Virtual worlds apart

Massachusetts Institute of Technology

What is virtual reality? On a technical level, it is a headset-enabled system using images and sounds to make the user feel as if they are in another place altogether. But in terms of the content and essence of virtual reality - well, that may depend on where you are.

In the U.S., for instance, virtual reality (VR) has its deep roots as a form of military training technology. Later it took on a "techno-utopian" air when it started getting more attention in the 1980s and 1990s, as MIT Professor Paul Roquet observes in a new book about the subject. But in Japan, virtual reality has become heavily oriented around "isekai," or "other world" fantasies, including scenarios where the VR user enters a portal to another world and must find their way back.

"Part of my goal, in pulling out these different senses of virtual reality, is that it can mean different things in different parts of the world, and is changing a lot over time," says Roquet, an associate professor of media studies and Japan studies in MIT's Comparative Media Studies/Writing program.

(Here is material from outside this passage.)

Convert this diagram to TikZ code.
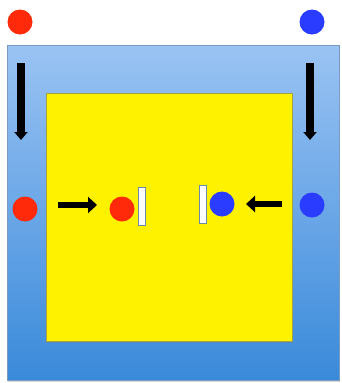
\documentclass[tikz,border=0pt]{standalone}
\usetikzlibrary{arrows.meta,shadows}
\definecolor{boxtop}{HTML}{9AC3F3}
\definecolor{boxbottom}{HTML}{3A8ADA}
\definecolor{dotred}{HTML}{FF2A0A}
\definecolor{dotblue}{HTML}{2A3CFF}
\begin{document}
\begin{tikzpicture}
[x=1pt,y=-1pt,
  outerbox/.style={top color=boxtop,bottom color=boxbottom,draw=boxtop!80!black,
    very thin,drop shadow={shadow xshift=1pt,shadow yshift=-1.5pt,opacity=0.3}},%
  innerbox/.style={fill=yellow,draw=yellow!60!black,very thin,
    drop shadow={shadow xshift=1pt,shadow yshift=-1.5pt,opacity=0.3}},%
  dotdecorate/.style={shape=circle,inner sep=0pt,minimum size=25pt},%
  bardecorate/.style={shape=rectangle,inner sep=0pt,minimum width=7pt,
    minimum height=38pt,fill=white,draw=boxtop!70!black,thin},%
  movedecorate/.style={-{Triangle[width=16pt,length=9pt]},line width=6.5pt},%
  falldecorate/.style={-{Triangle[width=13pt,length=8pt]},line width=8pt}]
\useasboundingbox (0,0) rectangle (341,383);
%% boxes
\path[outerbox] (7,45) rectangle (339,380);
\path[innerbox] (46,93) rectangle (292,341);
%% dots
\foreach \nodename/\x/\y/\c in {rtop/20/22/dotred, btop/312/22/dotblue,
  rout/25/209/dotred, rin/122/209/dotred,
  bin/222/204/dotblue, bout/312/205/dotblue} {
  \node (\nodename) at (\x,\y) [dotdecorate,fill=\c] {};
}
%% walls
\node (rwall) at (141.5,206) [bardecorate] {};
\node (bwall) at (202.5,204) [bardecorate] {};
%% arrow ends
\foreach \nodename/\x/\y in {fla/21/63, flb/21/140, fra/310/63, frb/310/140,
  mla/58/205, mlb/97/205, mra/282/204, mrb/246/204} {
  \coordinate (\nodename) at (\x,\y);
}
%% arrows
\draw[falldecorate] (fla) -- (flb);
\draw[falldecorate] (fra) -- (frb);
\draw[movedecorate] (mla) -- (mlb);
\draw[movedecorate] (mra) -- (mrb);
\end{tikzpicture}
\end{document}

As such, VR constitutes a useful case study in the interactions of society and technology, and the way innovations can evolve in relation to the cultures that adopt them. Roquet details these differences in the new book, "The Immersive Enclosure: Virtual reality in Japan," published this week by Columbia University Press.

Different lineages

As Roquet notes in the book, virtual reality has a lengthy lineage of precursor innovations, dating at least to early 20th-century military flight simulators. A 1960s stereoscopic arcade machine, the Sensorama, is regarded as the first commercial VR device. Later in the decade, Ivan Sutherland, a computer scientist with an MIT PhD, developed a pioneering computerized head-mounted display.

By the 1980s in the U.S., however, virtual reality, often linked with technologist Jaron Lanier, had veered off in a different direction, being cast as a liberatory tool, "more pure than what came before," as Roquet puts it. He adds: "It goes back to the Platonic ideal of the world that can be separated from everyday materiality. And in the popular imagination, VR becomes this space where we can fix things like sexism, racism, discrimination, and inequality. There's a lot of promises being made in the U.S. context."